═════ Input ═════

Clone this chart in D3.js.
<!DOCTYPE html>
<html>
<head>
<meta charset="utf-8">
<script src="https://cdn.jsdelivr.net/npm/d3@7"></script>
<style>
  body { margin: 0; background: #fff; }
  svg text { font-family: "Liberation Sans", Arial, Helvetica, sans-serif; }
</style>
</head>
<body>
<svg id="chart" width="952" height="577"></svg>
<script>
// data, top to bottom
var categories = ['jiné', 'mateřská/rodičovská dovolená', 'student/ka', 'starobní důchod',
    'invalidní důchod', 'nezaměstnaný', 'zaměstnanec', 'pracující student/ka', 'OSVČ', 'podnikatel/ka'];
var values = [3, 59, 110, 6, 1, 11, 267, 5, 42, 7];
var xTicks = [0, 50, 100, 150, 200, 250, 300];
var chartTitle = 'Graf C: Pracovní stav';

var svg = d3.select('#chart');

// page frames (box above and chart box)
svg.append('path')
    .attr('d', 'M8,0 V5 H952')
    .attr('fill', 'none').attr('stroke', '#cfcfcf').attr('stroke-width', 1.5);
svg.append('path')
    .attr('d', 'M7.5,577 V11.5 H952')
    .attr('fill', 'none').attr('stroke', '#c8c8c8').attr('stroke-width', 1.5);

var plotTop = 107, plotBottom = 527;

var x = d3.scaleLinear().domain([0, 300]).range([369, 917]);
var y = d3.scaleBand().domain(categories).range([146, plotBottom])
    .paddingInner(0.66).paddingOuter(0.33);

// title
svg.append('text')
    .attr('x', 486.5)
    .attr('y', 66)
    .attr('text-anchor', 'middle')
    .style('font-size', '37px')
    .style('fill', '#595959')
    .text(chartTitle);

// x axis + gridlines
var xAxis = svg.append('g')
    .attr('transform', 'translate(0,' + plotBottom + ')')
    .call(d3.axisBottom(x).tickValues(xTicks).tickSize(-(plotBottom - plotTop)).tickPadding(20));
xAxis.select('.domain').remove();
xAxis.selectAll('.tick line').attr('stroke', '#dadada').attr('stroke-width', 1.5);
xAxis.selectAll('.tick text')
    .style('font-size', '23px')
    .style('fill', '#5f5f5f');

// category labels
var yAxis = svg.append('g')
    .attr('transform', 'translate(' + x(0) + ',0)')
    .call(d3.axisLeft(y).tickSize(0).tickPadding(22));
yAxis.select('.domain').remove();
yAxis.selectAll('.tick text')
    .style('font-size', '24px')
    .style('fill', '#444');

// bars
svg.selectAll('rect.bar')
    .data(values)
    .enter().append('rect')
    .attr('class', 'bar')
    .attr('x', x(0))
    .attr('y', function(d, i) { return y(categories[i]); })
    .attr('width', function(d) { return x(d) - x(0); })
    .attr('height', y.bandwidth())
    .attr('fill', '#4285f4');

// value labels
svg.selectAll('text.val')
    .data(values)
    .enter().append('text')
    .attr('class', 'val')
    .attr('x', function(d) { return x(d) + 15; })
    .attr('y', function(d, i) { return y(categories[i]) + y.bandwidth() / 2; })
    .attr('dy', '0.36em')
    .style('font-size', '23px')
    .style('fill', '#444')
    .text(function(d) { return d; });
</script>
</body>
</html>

═════
═════ Input ═════

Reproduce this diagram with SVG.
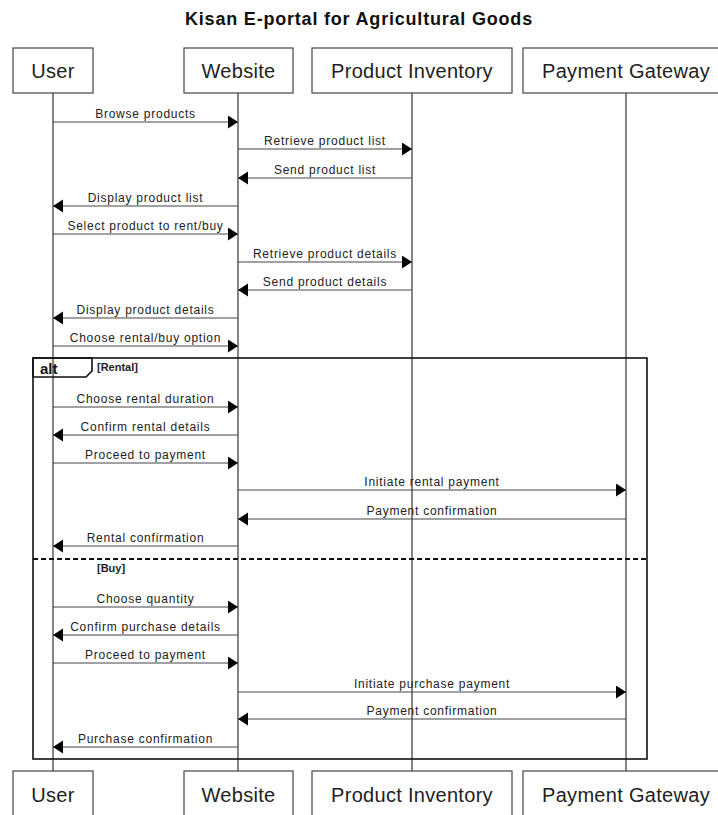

═════

Everything from the line that contains "Clone this chart in D3.js." to the line that contains "var svg = d3.select('#chart');" must be transcribed exactly, both end lines included.

Clone this chart in D3.js.
<!DOCTYPE html>
<html>
<head>
<meta charset="utf-8">
<script src="https://cdn.jsdelivr.net/npm/d3@7"></script>
<style>
  body { margin: 0; background: #fff; }
  svg text { font-family: "Liberation Sans", Arial, Helvetica, sans-serif; }
</style>
</head>
<body>
<svg id="chart" width="952" height="577"></svg>
<script>
// data, top to bottom
var categories = ['jiné', 'mateřská/rodičovská dovolená', 'student/ka', 'starobní důchod',
    'invalidní důchod', 'nezaměstnaný', 'zaměstnanec', 'pracující student/ka', 'OSVČ', 'podnikatel/ka'];
var values = [3, 59, 110, 6, 1, 11, 267, 5, 42, 7];
var xTicks = [0, 50, 100, 150, 200, 250, 300];
var chartTitle = 'Graf C: Pracovní stav';

var svg = d3.select('#chart');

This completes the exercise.